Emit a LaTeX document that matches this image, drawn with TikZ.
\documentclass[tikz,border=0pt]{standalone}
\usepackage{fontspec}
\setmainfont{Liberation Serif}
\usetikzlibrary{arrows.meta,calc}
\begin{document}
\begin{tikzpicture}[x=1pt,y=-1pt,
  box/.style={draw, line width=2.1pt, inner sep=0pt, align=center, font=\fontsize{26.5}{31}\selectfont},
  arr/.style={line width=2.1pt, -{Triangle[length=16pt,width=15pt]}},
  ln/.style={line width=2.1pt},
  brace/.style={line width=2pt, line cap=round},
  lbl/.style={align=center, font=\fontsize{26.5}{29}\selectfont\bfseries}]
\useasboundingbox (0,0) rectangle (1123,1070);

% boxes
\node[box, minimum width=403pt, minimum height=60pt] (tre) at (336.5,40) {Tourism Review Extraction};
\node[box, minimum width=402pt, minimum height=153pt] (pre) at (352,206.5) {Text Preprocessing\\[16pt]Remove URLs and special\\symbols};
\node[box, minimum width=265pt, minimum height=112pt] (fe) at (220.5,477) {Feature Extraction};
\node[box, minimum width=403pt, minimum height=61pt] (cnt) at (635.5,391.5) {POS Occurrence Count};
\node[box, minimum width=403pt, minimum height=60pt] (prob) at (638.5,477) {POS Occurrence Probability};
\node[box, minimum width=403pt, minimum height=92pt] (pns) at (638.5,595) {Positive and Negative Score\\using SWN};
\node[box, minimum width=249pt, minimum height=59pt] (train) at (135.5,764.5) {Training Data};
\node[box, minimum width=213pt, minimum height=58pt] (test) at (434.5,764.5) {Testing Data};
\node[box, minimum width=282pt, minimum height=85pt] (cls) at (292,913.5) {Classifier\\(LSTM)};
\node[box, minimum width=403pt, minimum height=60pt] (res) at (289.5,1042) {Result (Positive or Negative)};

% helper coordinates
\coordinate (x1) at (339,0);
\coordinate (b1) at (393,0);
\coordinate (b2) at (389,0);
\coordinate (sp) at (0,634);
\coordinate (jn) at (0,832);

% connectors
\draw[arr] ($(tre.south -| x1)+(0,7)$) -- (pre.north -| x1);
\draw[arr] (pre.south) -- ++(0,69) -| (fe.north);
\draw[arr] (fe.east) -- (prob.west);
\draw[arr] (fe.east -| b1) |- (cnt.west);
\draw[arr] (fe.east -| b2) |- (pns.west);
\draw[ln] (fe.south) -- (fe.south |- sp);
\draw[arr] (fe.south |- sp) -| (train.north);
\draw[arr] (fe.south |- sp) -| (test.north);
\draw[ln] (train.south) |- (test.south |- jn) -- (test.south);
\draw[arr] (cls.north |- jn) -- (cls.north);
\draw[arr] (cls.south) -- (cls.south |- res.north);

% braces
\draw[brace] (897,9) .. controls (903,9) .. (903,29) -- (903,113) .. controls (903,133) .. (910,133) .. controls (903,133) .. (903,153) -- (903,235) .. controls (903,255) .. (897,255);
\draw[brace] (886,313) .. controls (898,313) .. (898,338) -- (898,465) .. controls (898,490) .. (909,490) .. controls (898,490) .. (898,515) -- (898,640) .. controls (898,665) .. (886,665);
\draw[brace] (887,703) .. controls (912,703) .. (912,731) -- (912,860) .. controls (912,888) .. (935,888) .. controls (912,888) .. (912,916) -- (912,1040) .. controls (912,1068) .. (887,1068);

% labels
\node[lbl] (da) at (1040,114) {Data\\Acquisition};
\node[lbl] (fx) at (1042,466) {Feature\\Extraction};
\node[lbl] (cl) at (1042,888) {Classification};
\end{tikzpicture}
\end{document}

________

WRITTEN INSTRUCTION:
Extract, word for word, each line of the listing above.

ANSWER:
Emit a LaTeX document that matches this image, drawn with TikZ.
\documentclass[tikz,border=0pt]{standalone}
\usepackage{fontspec}
\setmainfont{Liberation Serif}
\usetikzlibrary{arrows.meta,calc}
\begin{document}
\begin{tikzpicture}[x=1pt,y=-1pt,
  box/.style={draw, line width=2.1pt, inner sep=0pt, align=center, font=\fontsize{26.5}{31}\selectfont},
  arr/.style={line width=2.1pt, -{Triangle[length=16pt,width=15pt]}},
  ln/.style={line width=2.1pt},
  brace/.style={line width=2pt, line cap=round},
  lbl/.style={align=center, font=\fontsize{26.5}{29}\selectfont\bfseries}]
\useasboundingbox (0,0) rectangle (1123,1070);

% boxes
\node[box, minimum width=403pt, minimum height=60pt] (tre) at (336.5,40) {Tourism Review Extraction};
\node[box, minimum width=402pt, minimum height=153pt] (pre) at (352,206.5) {Text Preprocessing\\[16pt]Remove URLs and special\\symbols};
\node[box, minimum width=265pt, minimum height=112pt] (fe) at (220.5,477) {Feature Extraction};
\node[box, minimum width=403pt, minimum height=61pt] (cnt) at (635.5,391.5) {POS Occurrence Count};
\node[box, minimum width=403pt, minimum height=60pt] (prob) at (638.5,477) {POS Occurrence Probability};
\node[box, minimum width=403pt, minimum height=92pt] (pns) at (638.5,595) {Positive and Negative Score\\using SWN};
\node[box, minimum width=249pt, minimum height=59pt] (train) at (135.5,764.5) {Training Data};
\node[box, minimum width=213pt, minimum height=58pt] (test) at (434.5,764.5) {Testing Data};
\node[box, minimum width=282pt, minimum height=85pt] (cls) at (292,913.5) {Classifier\\(LSTM)};
\node[box, minimum width=403pt, minimum height=60pt] (res) at (289.5,1042) {Result (Positive or Negative)};

% helper coordinates
\coordinate (x1) at (339,0);
\coordinate (b1) at (393,0);
\coordinate (b2) at (389,0);
\coordinate (sp) at (0,634);
\coordinate (jn) at (0,832);

% connectors
\draw[arr] ($(tre.south -| x1)+(0,7)$) -- (pre.north -| x1);
\draw[arr] (pre.south) -- ++(0,69) -| (fe.north);
\draw[arr] (fe.east) -- (prob.west);
\draw[arr] (fe.east -| b1) |- (cnt.west);
\draw[arr] (fe.east -| b2) |- (pns.west);
\draw[ln] (fe.south) -- (fe.south |- sp);
\draw[arr] (fe.south |- sp) -| (train.north);
\draw[arr] (fe.south |- sp) -| (test.north);
\draw[ln] (train.south) |- (test.south |- jn) -- (test.south);
\draw[arr] (cls.north |- jn) -- (cls.north);
\draw[arr] (cls.south) -- (cls.south |- res.north);

% braces
\draw[brace] (897,9) .. controls (903,9) .. (903,29) -- (903,113) .. controls (903,133) .. (910,133) .. controls (903,133) .. (903,153) -- (903,235) .. controls (903,255) .. (897,255);
\draw[brace] (886,313) .. controls (898,313) .. (898,338) -- (898,465) .. controls (898,490) .. (909,490) .. controls (898,490) .. (898,515) -- (898,640) .. controls (898,665) .. (886,665);
\draw[brace] (887,703) .. controls (912,703) .. (912,731) -- (912,860) .. controls (912,888) .. (935,888) .. controls (912,888) .. (912,916) -- (912,1040) .. controls (912,1068) .. (887,1068);

% labels
\node[lbl] (da) at (1040,114) {Data\\Acquisition};
\node[lbl] (fx) at (1042,466) {Feature\\Extraction};
\node[lbl] (cl) at (1042,888) {Classification};
\end{tikzpicture}
\end{document}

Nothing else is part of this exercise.